Quorum Sensing (QS) is a cell-to-cell communication which relies on the production of signaling molecules according to cell density and growth stage. These molecules enable the synchronization of gene expression, resulting in different community functions, particularly virulence. QS affects bacterial acclimation to environment changes, bioluminescence, virulence, symbiosis, antibiotic production, swarming and swimming motility, biofilm formation and conjugation. The best characterized QS system among gram-negative bacteria, rely on Acylated Homoserine Lactone (AHL). The marine environment is dominated by microorganisms with high metabolic activity. Therefore this environment may hold a source for the discovery of microorganisms with unidentified genes involved in inter-cell communication such as quorum sensing.
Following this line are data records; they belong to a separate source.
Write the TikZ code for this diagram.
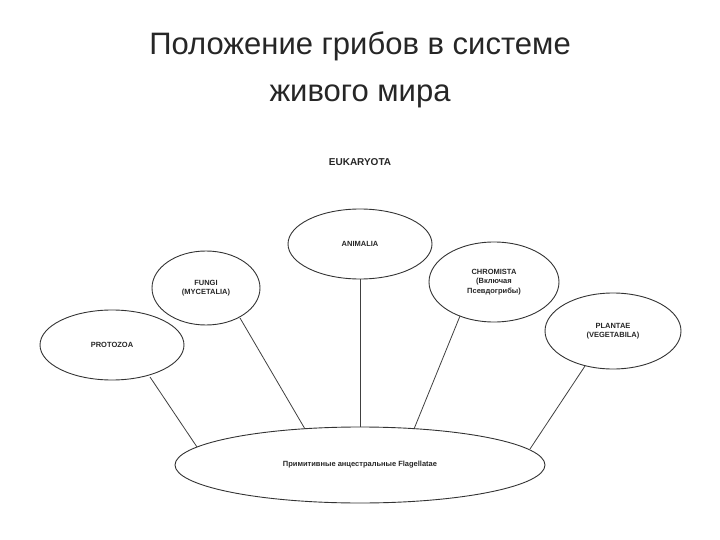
\documentclass[tikz,border=0pt]{standalone}
\usepackage{fontspec}
\setmainfont{Liberation Sans}
\usetikzlibrary{shapes.geometric}
\begin{document}
\begin{tikzpicture}[x=1pt,y=-1pt,
  ell/.style={ellipse,draw=black!80,line width=0.9pt,align=center,inner sep=0pt,font=\fontsize{7.5}{9.5}\selectfont\bfseries,text=black!85},
  con/.style={draw=black!75,line width=0.8pt},
  ttl/.style={font=\fontsize{31}{36}\selectfont,text=black!85}]
\useasboundingbox (0,0) rectangle (720,540);
\node[ttl] (t1) at (360,46) {Положение грибов в системе};
\node[ttl] (t2) at (360,96) {живого мира};
\node[font=\fontsize{10}{11}\selectfont\bfseries,text=black!85] (euk) at (360,162) {EUKARYOTA};
\node[ell,minimum width=144pt,minimum height=70pt] (proto) at (112,345) {PROTOZOA};
\node[ell,minimum width=108pt,minimum height=74pt] (fungi) at (206,288) {FUNGI\\(MYCETALIA)};
\node[ell,minimum width=144pt,minimum height=70pt] (anim) at (360,244) {ANIMALIA};
\node[ell,minimum width=130pt,minimum height=80pt] (chrom) at (494,282) {CHROMISTA\\(Включая\\Псевдогрибы)};
\node[ell,minimum width=136pt,minimum height=76pt] (plant) at (613,331) {PLANTAE\\(VEGETABILA)};
\node[ell,minimum width=370pt,minimum height=76pt] (base) at (360,465) {Примитивные анцестральные Flagellatae};
\coordinate (p1) at (150,377); \coordinate (p2) at (197,447);
\coordinate (f1) at (240,318); \coordinate (f2) at (305,429);
\coordinate (c1) at (460,316); \coordinate (c2) at (414,429);
\coordinate (l1) at (585,366); \coordinate (l2) at (530,449);
\draw[con] (p1) -- (p2);
\draw[con] (f1) -- (f2);
\draw[con] (anim.south) -- (base.north);
\draw[con] (c1) -- (c2);
\draw[con] (l1) -- (l2);
\end{tikzpicture}
\end{document}
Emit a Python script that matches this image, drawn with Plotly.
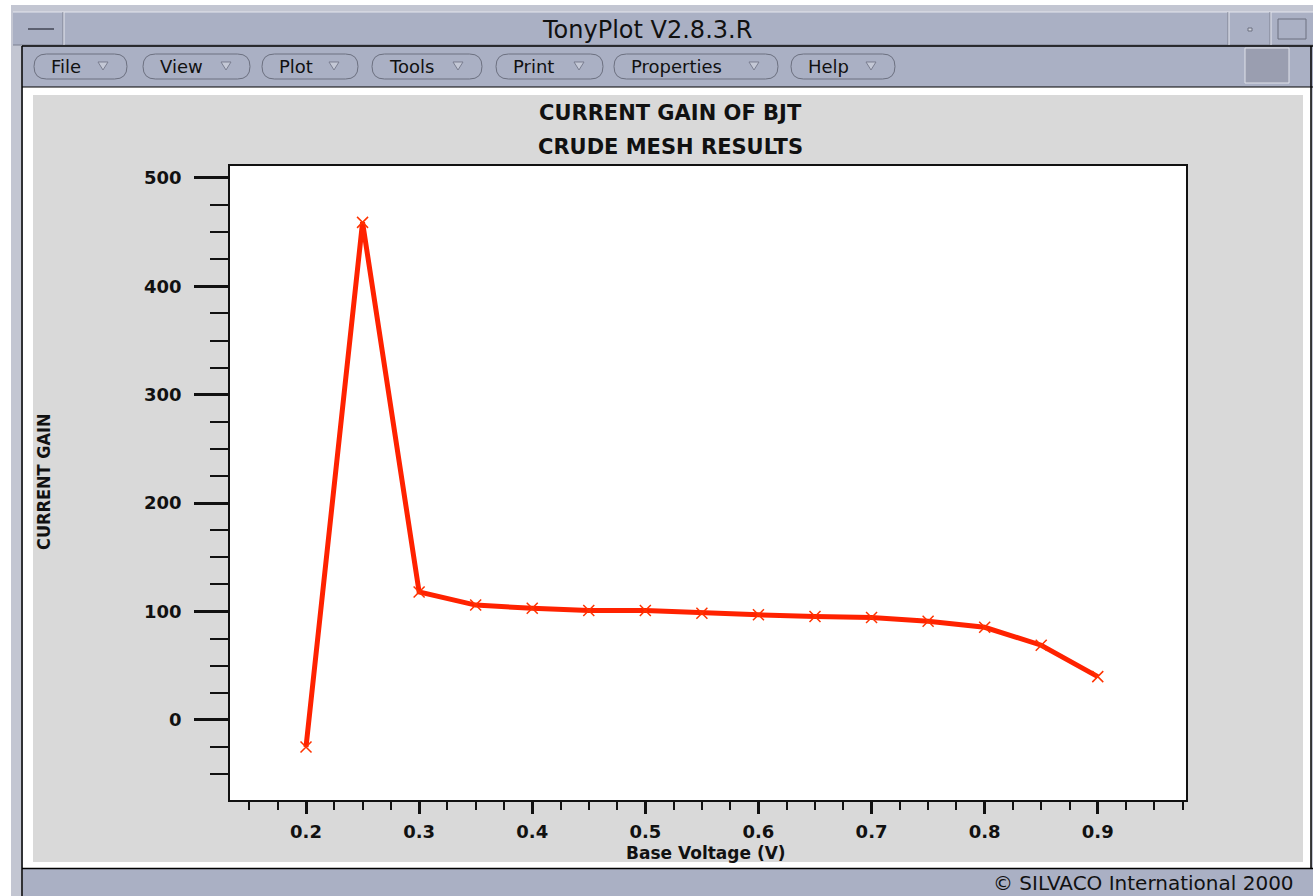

Traditional culturing techniques have led to identification of less than 1% of all microbes. The emergence of metagenomic techniques has allowed access to information regarding biochemical pathways characterizing these unknown microorganisms. To ascertain which communication pathways these microorganisms rely on, we evaluated the QS inhibition characteristics of some of these unknowns. Over 6000 environmental Bacterial Artificial Chromosome (BAC) clones from the Red and Mediterranean Sea metagenomic library were screened using indicator bacteria Chromobacterium violaceum. This screening method allowed the identification of QS inhibition ability and indicated that it is common in the marine environment. We used biofilm forming bacteria models P. aeruginosa to successfully identify molecules that play a role in QS inhibition and anti-biofilm ability. Sequencing the BACs edges in these active clones revealed that among others, Synechococcusis a key player. Thus such functional screening provides a powerful tool in the discovery of functional metabolites resulting in a better understanding of microbial diversity.